--- Begin Records for the exercise ---

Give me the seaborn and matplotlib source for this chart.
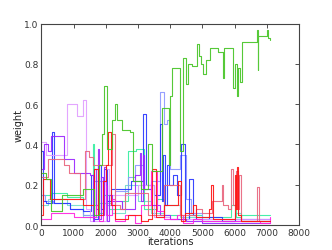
import pandas as pd
import matplotlib
matplotlib.use("Agg")
import matplotlib.pyplot as plt
import seaborn as sns

# -------------------------------
# Data (step series)
# -------------------------------
green_x = [0, 150, 300, 650, 1300, 1650, 1800, 1870, 1950, 2030, 2190, 2300, 2360, 2500, 2760, 2850,
           3100, 3300, 3450, 3740, 3950, 4000, 4050, 4310, 4410, 4500, 4560, 4670, 4820, 4900, 4950,
           5030, 5100, 5240, 5500, 5640, 5660, 5960, 6000, 6080, 6120, 6170, 6220, 6690, 6720, 6740,
           7000, 7050, 7100]
green_y = [0.26, 0.23, 0.07, 0.15, 0.18, 0.05, 0.3, 0.45, 0.69, 0.38, 0.52, 0.6, 0.52, 0.47, 0.46, 0.22,
           0.18, 0.4, 0.27, 0.58, 0.3, 0.64, 0.78, 0.37, 0.83, 0.7, 0.8, 0.79, 0.9, 0.84, 0.8,
           0.75, 0.82, 0.88, 0.86, 0.73, 0.88, 0.68, 0.8, 0.64, 0.78, 0.71, 0.91, 0.97, 0.77, 0.94,
           0.97, 0.93, 0.92]

red_x = [0, 60, 270, 800, 1300, 1650, 1750, 1900, 2000, 2080, 2150, 2300, 2700, 3100, 3300, 3450,
         3550, 3800, 4250, 4330, 4450, 4700, 4800, 5200, 5280, 5330, 6000, 6040, 6080, 6120, 6200, 7100]
red_y = [0.05, 0.23, 0.13, 0.13, 0.1, 0.28, 0.05, 0.22, 0.3, 0.46, 0.1, 0.03, 0.05, 0.02, 0.03, 0.28,
         0.04, 0.1, 0.22, 0.02, 0.06, 0.1, 0.04, 0.08, 0.2, 0.03, 0.25, 0.08, 0.29, 0.05, 0.02, 0.02]

pink_x = [0, 200, 700, 850, 1200, 1360, 1480, 1600, 2200, 2300, 2450, 2600, 3300, 3800, 4300,
          4800, 5000, 5300, 5600, 5650, 5800, 5900, 5950, 6050, 6100, 6150, 6200, 6700, 6750, 7100]
pink_y = [0.24, 0.33, 0.3, 0.26, 0.13, 0.37, 0.34, 0.3, 0.45, 0.1, 0.08, 0.16, 0.05, 0.2, 0.05,
          0.08, 0.06, 0.12, 0.2, 0.1, 0.08, 0.28, 0.1, 0.27, 0.08, 0.25, 0.02, 0.19, 0.02, 0.02]

blue_x = [0, 50, 150, 320, 380, 900, 1300, 1550, 1650, 1750, 1850, 1950, 2050, 2150, 2300, 2800,
          3150, 3250, 3500, 3700, 3740, 3780, 3850, 3900, 3950, 4100, 4200, 4350, 4450, 4600, 4700,
          4800, 5200, 5600, 6000, 7100]
blue_y = [0.37, 0.12, 0.11, 0.46, 0.11, 0.08, 0.07, 0.25, 0.03, 0.3, 0.08, 0.28, 0.12, 0.18, 0.18, 0.22,
          0.55, 0.2, 0.15, 0.5, 0.12, 0.35, 0.1, 0.3, 0.2, 0.25, 0.15, 0.4, 0.03, 0.23, 0.05,
          0.03, 0.04, 0.02, 0.03, 0.03]

lightblue_x = [0, 100, 350, 900, 1300, 1600, 2000, 2300, 2700, 2900, 3200, 3400, 3700, 3800, 3900,
               4000, 4300, 4500, 4650, 5000, 7100]
lightblue_y = [0.15, 0.12, 0.11, 0.08, 0.05, 0.22, 0.1, 0.17, 0.24, 0.3, 0.18, 0.22, 0.66, 0.5, 0.52,
               0.28, 0.35, 0.13, 0.06, 0.02, 0.02]

purple_x = [0, 80, 200, 300, 700, 1000, 1500, 1600, 1650, 1700, 1750, 1800, 1850, 1900, 1950, 2000,
            2050, 2100, 2200, 2500, 2900, 3050, 3100, 3150, 3200, 3400, 3700, 4000, 4500, 5000, 7100]
purple_y = [0.28, 0.4, 0.37, 0.44, 0.33, 0.26, 0.25, 0.02, 0.28, 0.08, 0.38, 0.03, 0.24, 0.05, 0.29, 0.2,
            0.02, 0.15, 0.12, 0.08, 0.25, 0.36, 0.12, 0.35, 0.18, 0.1, 0.05, 0.03, 0.02, 0.01, 0.01]

violet_x = [0, 150, 800, 1100, 1300, 1400, 1500, 2000, 2100, 3000, 3500, 4000, 7100]
violet_y = [0.41, 0.35, 0.6, 0.54, 0.62, 0.08, 0.02, 0.28, 0.15, 0.2, 0.04, 0.03, 0.03]

magenta_x = [0, 300, 1000, 1700, 1800, 1900, 2000, 2200, 2300, 2600, 2900, 3100, 3400, 3600, 3800,
             4200, 4400, 4700, 5000, 6800, 7100]
magenta_y = [0.03, 0.06, 0.04, 0.1, 0.02, 0.22, 0.05, 0.13, 0.02, 0.05, 0.01, 0.1, 0.27, 0.07, 0.03,
             0.05, 0.01, 0.03, 0.02, 0.01, 0.04]

aqua_x = [0, 300, 800, 1300, 1600, 1650, 1750, 1900, 2100, 2500, 2700, 2950, 3200, 3600, 3800,
          4200, 4600, 5000, 5900, 6050, 6200, 7100]
aqua_y = [0.15, 0.16, 0.14, 0.05, 0.4, 0.1, 0.06, 0.15, 0.08, 0.12, 0.37, 0.38, 0.08, 0.13, 0.05,
          0.03, 0.05, 0.04, 0.1, 0.04, 0.05, 0.05]

cyan_x = [0, 200, 800, 1300, 1800, 2200, 2600, 3000, 3400, 3800, 4300, 5000, 6000, 6200, 7100]
cyan_y = [0.1, 0.13, 0.1, 0.04, 0.11, 0.06, 0.2, 0.12, 0.06, 0.1, 0.04, 0.02, 0.06, 0.02, 0.02]

series = [
    (cyan_x, cyan_y, "#70ddcc"),
    (aqua_x, aqua_y, "#33eea0"),
    (lightblue_x, lightblue_y, "#8c96ff"),
    (blue_x, blue_y, "#2633ff"),
    (violet_x, violet_y, "#e09cff"),
    (purple_x, purple_y, "#9a22ff"),
    (magenta_x, magenta_y, "#ff22e0"),
    (pink_x, pink_y, "#e8647c"),
    (red_x, red_y, "#ff1010"),
    (green_x, green_y, "#44c422"),
]

# -------------------------------
# Plot
# -------------------------------
sns.set_style("white")
plt.rcParams['font.family'] = ['DejaVu Sans']

fig = plt.figure(figsize=(3.32, 2.51), dpi=100)
ax = fig.add_subplot(111)
fig.subplots_adjust(left=0.1244, right=0.9006, bottom=0.0996, top=0.9016)

for xs, ys, color in series:
    df = pd.DataFrame({"iterations": xs, "weight": ys})
    sns.lineplot(
        data=df,
        x="iterations",
        y="weight",
        color=color,
        drawstyle="steps-post",
        estimator=None,
        sort=False,
        linewidth=0.8,
        alpha=0.9,
        ax=ax
    )

ax.set_xlim(0, 8000)
ax.set_ylim(0, 1.0)
ax.set_xticks(range(0, 8001, 1000))
ax.set_yticks([0.0, 0.2, 0.4, 0.6, 0.8, 1.0])
ax.set_yticklabels(["0.0", "0.2", "0.4", "0.6", "0.8", "1.0"])

ax.tick_params(direction="in", top=True, right=True, length=3, width=0.6,
               labelsize=6.5, colors="#333333", pad=2)
for spine in ax.spines.values():
    spine.set_color("#444444")
    spine.set_linewidth(0.8)

ax.set_xlabel("iterations", fontsize=7, color="#222222")
ax.set_ylabel("weight", fontsize=7, color="#222222")
ax.xaxis.set_label_coords(0.5, -0.055)
ax.yaxis.set_label_coords(-0.07, 0.5)

plt.savefig("out.png", dpi=100)
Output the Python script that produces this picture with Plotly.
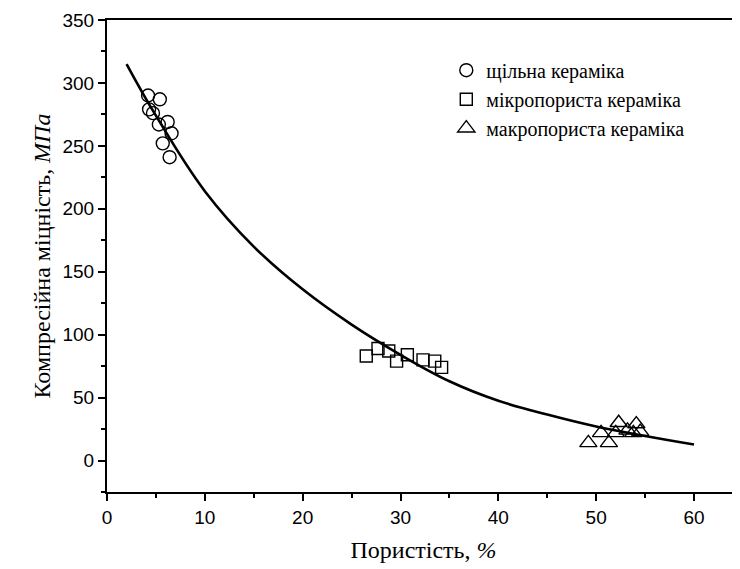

--- End Records for the exercise ---

What you should do: Word for word, give again the lines from the first entry to the line with "0.05, 0.02, 0.02]", inclusive. Exclude the pictures.

Solved problem:
Give me the seaborn and matplotlib source for this chart.
import pandas as pd
import matplotlib
matplotlib.use("Agg")
import matplotlib.pyplot as plt
import seaborn as sns

# -------------------------------
# Data (step series)
# -------------------------------
green_x = [0, 150, 300, 650, 1300, 1650, 1800, 1870, 1950, 2030, 2190, 2300, 2360, 2500, 2760, 2850,
           3100, 3300, 3450, 3740, 3950, 4000, 4050, 4310, 4410, 4500, 4560, 4670, 4820, 4900, 4950,
           5030, 5100, 5240, 5500, 5640, 5660, 5960, 6000, 6080, 6120, 6170, 6220, 6690, 6720, 6740,
           7000, 7050, 7100]
green_y = [0.26, 0.23, 0.07, 0.15, 0.18, 0.05, 0.3, 0.45, 0.69, 0.38, 0.52, 0.6, 0.52, 0.47, 0.46, 0.22,
           0.18, 0.4, 0.27, 0.58, 0.3, 0.64, 0.78, 0.37, 0.83, 0.7, 0.8, 0.79, 0.9, 0.84, 0.8,
           0.75, 0.82, 0.88, 0.86, 0.73, 0.88, 0.68, 0.8, 0.64, 0.78, 0.71, 0.91, 0.97, 0.77, 0.94,
           0.97, 0.93, 0.92]

red_x = [0, 60, 270, 800, 1300, 1650, 1750, 1900, 2000, 2080, 2150, 2300, 2700, 3100, 3300, 3450,
         3550, 3800, 4250, 4330, 4450, 4700, 4800, 5200, 5280, 5330, 6000, 6040, 6080, 6120, 6200, 7100]
red_y = [0.05, 0.23, 0.13, 0.13, 0.1, 0.28, 0.05, 0.22, 0.3, 0.46, 0.1, 0.03, 0.05, 0.02, 0.03, 0.28,
         0.04, 0.1, 0.22, 0.02, 0.06, 0.1, 0.04, 0.08, 0.2, 0.03, 0.25, 0.08, 0.29, 0.05, 0.02, 0.02]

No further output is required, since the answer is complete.